Más que a graduarnos de historia­dores académicos, ciencia de tan exigentes disciplinas, hemos venido a refrendar nuestro amor por Boyacá, por sus tradiciones y su gente. De muchas maneras hacemos historia: en el cuento, en la novela, en la crónica, en el ensayo y hasta en la breve nota del periódico.

Al ingresar a esta respetable casa de cultura, por donde han pasado tantas figuras ilustres, lo hago rindiéndoles homenaje a mis antepasados, quienes me enseñaron a querer a Boyacá. De ellos recibí el estigma del boyacense y a ellos devuelvo el orgullo de ser leal al mandato de la sangre.

Quiero traer a este recinto el re­cuerdo de alguien estrechamente ligado a la estirpe boyacense, como que ya es parte nutricia de la misma tierra. Se trata de Eduardo Torres Quintero, mi mejor maestro, mi personaje inolvi­dable, uno de esos hombres de leyenda que para siempre permanecerán testi­moniando el pasado e impulsando el futuro.

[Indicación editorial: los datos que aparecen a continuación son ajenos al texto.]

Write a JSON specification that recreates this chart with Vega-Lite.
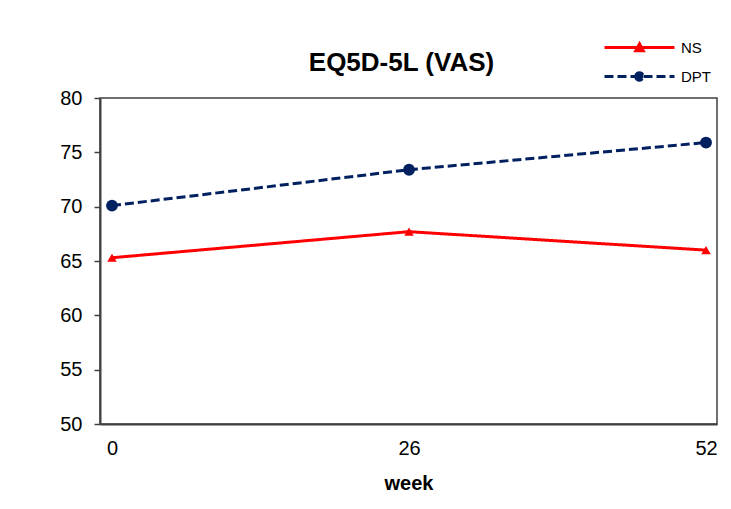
{
  "$schema": "https://vega.github.io/schema/vega-lite/v6.json",
  "width": 617,
  "height": 326,
  "autosize": "none",
  "padding": {"left": 100, "top": 98, "right": 14, "bottom": 85},
  "background": "white",
  "config": {
    "view": {"stroke": "#404040", "strokeWidth": 1.5},
    "font": "Liberation Sans"
  },
  "title": {
    "text": "EQ5D-5L (VAS)",
    "font": "Liberation Sans",
    "fontSize": 26,
    "fontWeight": "bold",
    "color": "black",
    "anchor": "middle",
    "frame": "group",
    "offset": -45,
    "dx": -7
  },
  "data": {
    "values": [
      {"week": 0, "series": "NS", "vas": 65.3},
      {"week": 26, "series": "NS", "vas": 67.7},
      {"week": 52, "series": "NS", "vas": 66.0},
      {"week": 0, "series": "DPT", "vas": 70.1},
      {"week": 26, "series": "DPT", "vas": 73.4},
      {"week": 52, "series": "DPT", "vas": 75.9}
    ]
  },
  "encoding": {
    "x": {
      "field": "week",
      "type": "quantitative",
      "scale": {"domain": [-1.05, 52.96], "nice": false, "zero": false},
      "axis": {
        "values": [0, 26, 52],
        "title": "week",
        "grid": false,
        "ticks": false,
        "domainColor": "#404040",
        "domainWidth": 2,
        "labelFont": "Liberation Sans",
        "labelFontSize": 20,
        "labelColor": "black",
        "labelPadding": 14,
        "titleFont": "Liberation Sans",
        "titleFontSize": 20,
        "titleFontWeight": "bold",
        "titleColor": "black",
        "titlePadding": 15
      }
    },
    "y": {
      "field": "vas",
      "type": "quantitative",
      "scale": {"domain": [50, 80], "nice": false, "zero": false},
      "axis": {
        "values": [50, 55, 60, 65, 70, 75, 80],
        "title": null,
        "grid": false,
        "tickSize": 6,
        "tickColor": "#404040",
        "tickWidth": 1.5,
        "domainColor": "#404040",
        "domainWidth": 2,
        "labelFont": "Liberation Sans",
        "labelFontSize": 20,
        "labelColor": "black",
        "labelPadding": 12
      }
    }
  },
  "layer": [
    {
      "mark": {"type": "line", "strokeWidth": 3},
      "encoding": {
        "color": {
          "field": "series",
          "type": "nominal",
          "scale": {"domain": ["NS", "DPT"], "range": ["#FF0000", "#002060"]},
          "legend": {
            "orient": "none",
            "legendX": 523,
            "legendY": -67,
            "title": null,
            "symbolType": "M-2.333,0L2.333,0",
            "symbolSize": 900,
            "symbolStrokeWidth": 3,
            "labelFont": "Liberation Sans",
            "labelFontSize": 15,
            "labelColor": "black",
            "labelOffset": 25,
            "rowPadding": 3,
            "encode": {
              "symbols": {
                "update": {
                  "shape": {"signal": "datum.value === 'NS' ? 'M-2.333,0L2.333,0M-0.25,0.22L0,-0.24L0.25,0.22Z' : 'M-2.333,0L2.333,0M-0.25,0A0.25,0.25 0 1,0 0.25,0A0.25,0.25 0 1,0 -0.25,0Z'"},
                  "fill": {"signal": "datum.value === 'NS' ? '#FF0000' : '#002060'"},
                  "stroke": {"signal": "datum.value === 'NS' ? '#FF0000' : '#002060'"},
                  "strokeDash": {"signal": "datum.value === 'NS' ? [1,0] : [8,4]"}
                }
              }
            }
          }
        },
        "strokeDash": {
          "field": "series",
          "type": "nominal",
          "scale": {"domain": ["NS", "DPT"], "range": [[1, 0], [9, 4]]},
          "legend": null
        }
      }
    },
    {
      "transform": [{"filter": "datum.series === 'NS'"}],
      "mark": {"type": "point", "filled": true, "opacity": 1, "shape": "triangle-up", "size": 90, "color": "#FF0000"},
      "encoding": {}
    },
    {
      "transform": [{"filter": "datum.series === 'DPT'"}],
      "mark": {"type": "point", "filled": true, "opacity": 1, "shape": "circle", "size": 140, "color": "#002060"},
      "encoding": {}
    }
  ]
}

Fue él insomne miembro de esta Academia, además de prosista castizo y vate lírico, que se volvió caballero an­dante de la cultura de Boyacá. Bien está entonces que evoquemos su memoria. Sobre él escribí una vez las siguientes palabras, que ahora deseo repasar para sentirme más boyacense:

«Este hombre silencioso que le huyó a la fama y que nunca reclamó honores; que hizo de su pobreza una oración; que vibraba ante la verdad y la poesía y que en sus noches bohemias de néctares divinos se extasiaba con sus dioses, se vuelve mito en la historia de un pueblo que él veneró y ensalzó. El recuerdo se llena de unción al regresar a los inicios de aquellas memorables jorna­das tunjanas del asombro y el hallazgo, tiznadas de lluvia y recogimientos, en la quieta placidez del hogar patricio, en cuyas noches cargadas de misterios resuena, y jamás habrá de apagarse, la voz enamorada de un poeta que jugó con sus musas hasta convertirse en leyenda».

El Espectador, Bogotá, 20-VIII-1985.